Die paar Cent summieren sich bei 20 Cent pro Liter und 60 Liter Tankinhalt auf gute 12 EUR pro Tankausflug. Was bei 2,5 mal Tanken im Monat und 12 Monaten gut 360 EUR im Jahr spart; wahrscheinlich ist das Gehalt der Zeit so gut, dass solche Beträge wirklich zu Peanuts verkommen. Ach, könnte das doch nur jeder von sich sagen…
Die von mir subjektiv empfundene Lächerlichkeit des letzten Argumentes verhindert eine ernsthafte Argumentation. Ich würde es in Richtung Zahlen versuchen, wieviel CO2 denn eingespart würde, gesetzt den Fall, der Tanktourismus könnte tatsächlich unterbunden werden, und würde argumentieren, dass es wohl nicht viel sei und sich die Politik besser um leer fliegende Passagiermaschinen und halbvolle LKW von Rom nach Hamburg kümmern sollte.

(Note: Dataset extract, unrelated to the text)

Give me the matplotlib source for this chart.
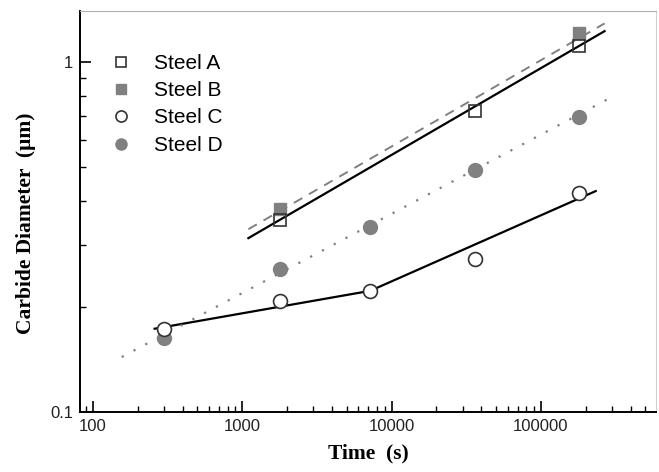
import numpy as np
import matplotlib
matplotlib.use("Agg")
import matplotlib.pyplot as plt
from matplotlib.ticker import LogLocator, NullFormatter, FixedLocator, FixedFormatter

# measured carbide diameters (um) vs time (s)
time_a = [1800, 36000, 180000]
diam_a = [0.354, 0.724, 1.11]
time_b = [1800, 180000]
diam_b = [0.38, 1.21]
time_c = [300, 1800, 7200, 36000, 180000]
diam_c = [0.173, 0.207, 0.222, 0.274, 0.422]
time_d = [300, 1800, 7200, 36000, 180000]
diam_d = [0.163, 0.256, 0.338, 0.491, 0.696]

# fitted lines (end points)
fit_a_t = [1100, 267000]
fit_a_d = [0.314, 1.226]
fit_b_t = [1100, 267000]
fit_b_d = [0.333, 1.29]
fit_c_t = [259, 7200, 233000]
fit_c_d = [0.173, 0.222, 0.428]
fit_d_t = [156, 297000]
fit_d_d = [0.1436, 0.794]

gray = "#808080"

fig = plt.figure(figsize=(6.59, 4.72), dpi=100)
ax = fig.add_axes([0.1214, 0.1271, 0.8740, 0.8496])

# fit lines
ax.plot(fit_a_t, fit_a_d, color="black", lw=1.6, zorder=2)
ax.plot(fit_b_t, fit_b_d, color=gray, lw=1.4, ls=(0, (5, 4)), zorder=2)
ax.plot(fit_c_t, fit_c_d, color="black", lw=1.6, zorder=2)
ax.plot(fit_d_t, fit_d_d, color=gray, lw=1.6, ls=(0, (1, 5)), zorder=2)

# data points
ax.plot(time_b, diam_b, "s", color=gray, ms=8.6, mec=gray, label="Steel B", zorder=3)
ax.plot(time_a, diam_a, "s", mfc="none", mec="#333333", mew=1.2, ms=8.6, label="Steel A", zorder=4)
ax.plot(time_c, diam_c, "o", mfc="white", mec="#333333", mew=1.2, ms=10, label="Steel C", zorder=4)
ax.plot(time_d, diam_d, "o", color=gray, mec=gray, ms=10, label="Steel D", zorder=3)

ax.set_xscale("log")
ax.set_yscale("log")
ax.set_xlim(82, 590000)
ax.set_ylim(0.1, 1.4)

ax.xaxis.set_major_locator(FixedLocator([100, 1000, 10000, 100000]))
ax.xaxis.set_major_formatter(FixedFormatter(["100", "1000", "10000", "100000"]))
ax.xaxis.set_minor_locator(LogLocator(base=10, subs=np.arange(2, 10)))
ax.xaxis.set_minor_formatter(NullFormatter())
ax.yaxis.set_major_locator(FixedLocator([0.1, 1]))
ax.yaxis.set_major_formatter(FixedFormatter(["0.1", "1"]))
ax.yaxis.set_minor_locator(LogLocator(base=10, subs=np.arange(2, 10)))
ax.yaxis.set_minor_formatter(NullFormatter())

ax.tick_params(which="major", direction="in", length=8, width=1.2, labelsize=12,
               top=False, right=False, colors="black", labelcolor="#222222", pad=5)
ax.tick_params(which="minor", direction="in", length=4.5, width=1.0, top=False, right=False)
for lab in ax.get_xticklabels() + ax.get_yticklabels():
    lab.set_fontfamily("Liberation Sans")

ax.spines["left"].set_linewidth(1.4)
ax.spines["bottom"].set_linewidth(1.4)
ax.spines["top"].set_color("#b0b0b0")
ax.spines["right"].set_color("#d0d0d0")

ax.set_xlabel("Time  (s)", fontfamily="Liberation Serif", fontweight="bold",
              fontsize=15.5, labelpad=7)
ax.set_ylabel("Carbide Diameter  (\u03bcm)", fontfamily="Liberation Serif",
              fontweight="bold", fontsize=15.5, labelpad=10)
ax.yaxis.label.set_y(0.47)

handles, labels = ax.get_legend_handles_labels()
order = [labels.index(l) for l in ["Steel A", "Steel B", "Steel C", "Steel D"]]
ax.legend([handles[i] for i in order], [labels[i] for i in order],
          loc="upper left", bbox_to_anchor=(0.003, 0.94), frameon=False,
          prop={"family": "Liberation Sans", "size": 15}, handletextpad=0.57,
          labelspacing=0.4, markerscale=0.8)

fig.savefig("out.png", dpi=100)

Eines ist völlig klar: Eine Maut kann und darf nur eingeführt werden, wenn sie gerecht ist. Das wäre sie nicht, wenn die KFZ- oder die Mineralölsteuer im Gegenzug nicht gesenkt oder gar abgeschafft würden. Eine Maut darf auch nur dann auf den Weg gebracht werden, wenn klar ist, wohin die Einnahmen fließen. Und der Staat darf eine kilometerbezogene Maut nicht dazu nutzen, Bewegungsprofile der Fahrer zu erstellen, um die Bevölkerung auszuspähen.
Oh, sehr gut. Ihre Klarheit hätte ich auch gerne; würde vieles einfacher machen im Leben. „Abschaffung“ von KFZ-Steuer und sonstigen Steuern auf Mineralölprodukte haben wir oben ja schon besprochen. Und Sie haben Recht, ich wüßte auch gerne, wohin meine Steuereinnahmen fließen; wird aber nicht passieren. Oha, und bitte ausspähen ist auch nicht gut, oder wie? Ich muss Sie an der Stelle einfach fragen, ob Sie Ihre eigene oder eine andere Zeitung überhaupt lesen, oder ob Sie nur Schreibzugriff haben. Macht zumindest den Eindruck, ich könnte Ihnen ansonsten einmal die Lektüre Ihrer eigenen Digital-Rubrik empfehlen.
Es wird höchste Zeit, dass in Deutschland das Kartell der Denkverbieter und Reflexschreiber gebrochen wird.
Ich bitte da auch inständig drum, bei jeder Bundestagsdebatte, die ich mir nachzuverfolgen die Zeit nehme. Den Punkt zum Reflexschreiben möchten Sie sich vielleicht selbst zu Herzen nehmen.